ID Generation at Scale

Most companies that operate at a large enough scale run into the problem of efficiently generating ID’s. At tumblr this problem was solved with a simple libevent based HTTP service that essentially generates ID’s fast enough to meet our current demand and handles failure/startup by grabbing the MAX(id) (plus a large cushion). This approach has a duplicate id/mutli-datacenter problem, but we’ll deal with that soon enough.

Instagram recently wrote an interesting piece on their approach to ID generation. The author looked at Twitter’s snowflake (which I haven’t always been kind to) and discussed why it wasn’t the right fit for their problem. The author also went into a fair amount of detail about the ID generation scheme and why they made specific implementation choices.

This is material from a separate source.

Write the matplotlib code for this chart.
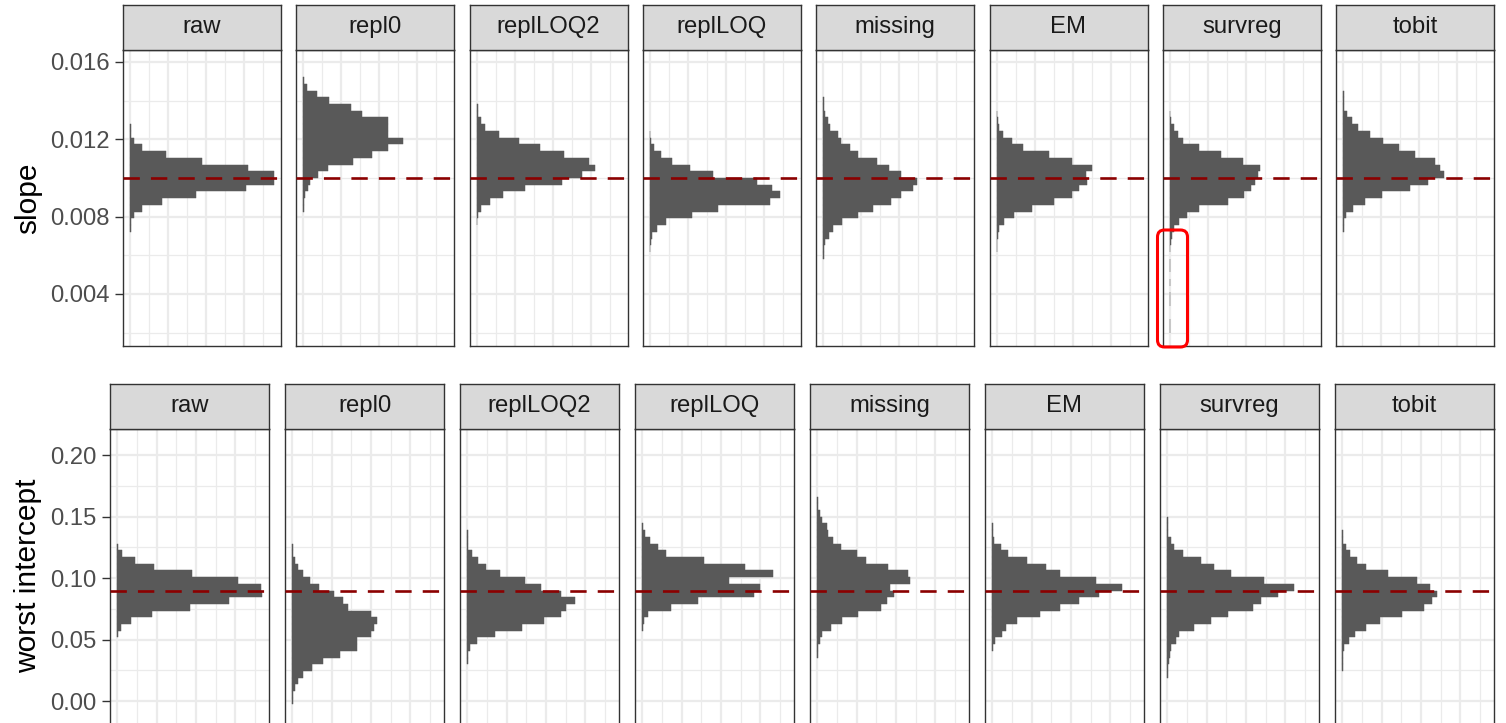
import matplotlib.pyplot as plt
from matplotlib.patches import FancyBboxPatch
from matplotlib.transforms import IdentityTransform

plt.rcParams['font.family'] = ['Liberation Sans', 'DejaVu Sans']

W, H = 1506, 723

methods = ["raw", "repl0", "replLOQ2", "replLOQ", "missing", "EM", "survreg", "tobit"]

# slope histograms: counts per bin, lowest bin first
# bin i of a method starts at anchor + (first + i) * bw
slope_bw = 0.000348
slope_anchor = 0.010
slope_first = [-8, -5, -7, -11, -12, -11, -23, -8]
slope_raw = [1, 2, 9, 30, 85, 173, 305, 378, 378, 311, 190, 93, 30, 9, 2, 1]
slope_repl0 = [1, 2, 5, 12, 16, 37, 64, 129, 181, 222, 263, 223, 223, 223, 155, 125, 68, 35, 9, 2]
slope_replLOQ2 = [1, 3, 12, 34, 69, 127, 223, 278, 312, 296, 230, 167, 110, 58, 21, 10, 4, 2]
slope_replLOQ = [1, 2, 4, 19, 41, 111, 179, 316, 342, 320, 281, 165, 106, 58, 30, 10, 3, 1]
slope_missing = [1, 2, 4, 15, 26, 48, 90, 131, 179, 203, 236, 247, 205, 172, 140, 92, 70, 46, 39, 17, 13, 4, 2, 1]
slope_EM = [1, 2, 3, 7, 20, 45, 92, 151, 197, 216, 238, 234, 250, 197, 138, 70, 40, 16, 7, 3, 1]
slope_survreg = [1, 1, 0, 0, 1, 1, 0, 1, 0, 1, 1, 0, 1, 2, 4, 10, 24, 45, 76, 153, 194, 214, 224,
                 231, 237, 193, 133, 77, 35, 20, 10, 3, 1]
slope_tobit = [1, 3, 8, 25, 58, 101, 175, 223, 264, 254, 241, 188, 147, 104, 71, 40, 23, 10, 3, 2, 1]
slope_true = 0.010

# worst intercept histograms
int_bw = 0.00545
int_anchor = 0.09
int_first = [-7, -17, -11, -6, -10, -9, -13, -12]
int_raw = [2, 10, 35, 89, 184, 283, 367, 365, 306, 190, 94, 44, 13, 2]
int_repl0 = [1, 3, 8, 14, 27, 50, 77, 121, 165, 165, 199, 208, 216, 200, 142, 130, 107, 67, 44, 28, 14, 8, 3, 1]
int_replLOQ2 = [1, 3, 8, 26, 70, 140, 196, 237, 252, 274, 238, 188, 146, 83, 47, 28, 13, 3, 2, 1]
int_replLOQ = [1, 4, 15, 72, 141, 285, 299, 221, 333, 262, 158, 60, 40, 19, 7, 2]
int_missing = [1, 3, 7, 13, 36, 62, 104, 162, 178, 194, 184, 235, 230, 180, 123, 102, 61, 39, 28, 26, 11, 6, 2, 1]
int_EM = [2, 7, 24, 36, 64, 121, 173, 221, 270, 329, 263, 172, 136, 89, 40, 22, 5, 2, 1]
int_survreg = [1, 2, 5, 7, 9, 22, 30, 68, 110, 155, 217, 237, 280, 321, 245, 162, 120, 87, 39, 16, 9, 3, 1, 1]
int_tobit = [1, 2, 3, 5, 16, 33, 60, 96, 152, 207, 228, 241, 222, 189, 117, 60, 37, 20, 10, 3, 1]
int_true = 0.09

slope_counts = [slope_raw, slope_repl0, slope_replLOQ2, slope_replLOQ,
                slope_missing, slope_EM, slope_survreg, slope_tobit]
int_counts = [int_raw, int_repl0, int_replLOQ2, int_replLOQ,
              int_missing, int_EM, int_survreg, int_tobit]

slope_ticks = [0.004, 0.008, 0.012, 0.016]
slope_labels = ["0.004", "0.008", "0.012", "0.016"]
int_ticks = [0.00, 0.05, 0.10, 0.15, 0.20]
int_labels = ["0.00", "0.05", "0.10", "0.15", "0.20"]

fig = plt.figure(figsize=(W / 100, H / 100), dpi=100)


def px_axes(left, top, width, height):
    return fig.add_axes([left / W, 1 - (top + height) / H, width / W, height / H])


def draw_row(lefts, width, strip_top, panel_top, panel_h, counts, first, bw, anchor,
             true_val, ylim, ticks, labels, minor, title, title_y):
    m = max(max(c) for c in counts)
    xlim = (-0.05 * m, 1.05 * m)
    for i, name in enumerate(methods):
        ax = px_axes(lefts[i], panel_top, width, panel_h)
        bottoms = [anchor + (first[i] + j) * bw for j in range(len(counts[i]))]
        widths = counts[i]
        ax.barh(bottoms, widths, height=bw, align='edge', color='#595959',
                edgecolor=['#595959' if w > 0 else 'none' for w in widths],
                linewidth=0.35, zorder=2)
        ax.axhline(true_val, color='#8B0000', lw=1.9, ls=(0, (6.2, 4.2)), zorder=3)
        ax.set_xlim(*xlim)
        ax.set_ylim(*ylim)
        ax.set_xticks([0, 100, 200, 300])
        ax.set_xticks([50, 150, 250, 350], minor=True)
        ax.set_yticks(ticks)
        ax.set_yticks(minor, minor=True)
        ax.grid(which='major', color='#EBEBEB', lw=1.6, zorder=0)
        ax.grid(which='minor', color='#EBEBEB', lw=0.9, zorder=0)
        ax.set_axisbelow(True)
        ax.tick_params(axis='x', which='both', length=0, labelbottom=False)
        ax.tick_params(axis='y', which='minor', length=0)
        if i == 0:
            ax.set_yticklabels(labels)
            ax.tick_params(axis='y', which='major', length=5.5, width=1.0,
                           color='#333333', labelsize=17.2, labelcolor='#4D4D4D', pad=4)
        else:
            ax.tick_params(axis='y', which='major', length=0, labelleft=False)
        for sp in ax.spines.values():
            sp.set_color('#333333')
            sp.set_linewidth(1.0)

        st = px_axes(lefts[i], strip_top, width, panel_top - strip_top)
        st.set_facecolor('#D9D9D9')
        st.set_xticks([])
        st.set_yticks([])
        for sp in st.spines.values():
            sp.set_color('#333333')
            sp.set_linewidth(1.0)
        st.text(0.5, 0.5, name, ha='center', va='center', fontsize=17.2,
                color='#1A1A1A', transform=st.transAxes)

    fig.text(28 / W, 1 - title_y / H, title, rotation=90, ha='center', va='center',
             fontsize=21.5, color='black')


top_lefts = [123 + i * 173.3 for i in range(8)]
bottom_lefts = [110 + i * 175.0 for i in range(8)]

draw_row(top_lefts, 158, 4.5, 50, 296, slope_counts, slope_first, slope_bw, slope_anchor,
         slope_true, (0.00131, 0.01662), slope_ticks, slope_labels,
         [0.002, 0.006, 0.010, 0.014], "slope", 198)

draw_row(bottom_lefts, 159, 383.5, 429.3, 296, int_counts, int_first, int_bw, int_anchor,
         int_true, (-0.0196, 0.2211), int_ticks, int_labels,
         [0.025, 0.075, 0.125, 0.175], "worst intercept", 576)

# red highlight around the survreg slope tail
box = FancyBboxPatch((1157.5, H - 347), 30, 117, boxstyle="round,pad=0,rounding_size=7",
                     transform=IdentityTransform(), edgecolor='#FF0000', facecolor='none',
                     lw=2.2, zorder=10)
fig.add_artist(box)

fig.savefig("out.png", dpi=100)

Although I personally don’t like the approach Instagram took, I do appreciate their engineering in the open style post and the insight it provides into their infrastructure. I also like that the team looked at snowflake which I think highlights something that Twitter has been great at but hasn’t gotten much credit for. Twitter puts their stuff out on Github, whether it’s usable by the masses or not. Although this means you can’t always take their stuff and just use it, it gives people like the Instagram team ideas on how people are solving problems. I think operating at scale and in the open, like Instagram/Twitter/etc are doing, is a credit to their engineering team and company culture. I wish we saw this kind of stuff from companies like Google & Amazon.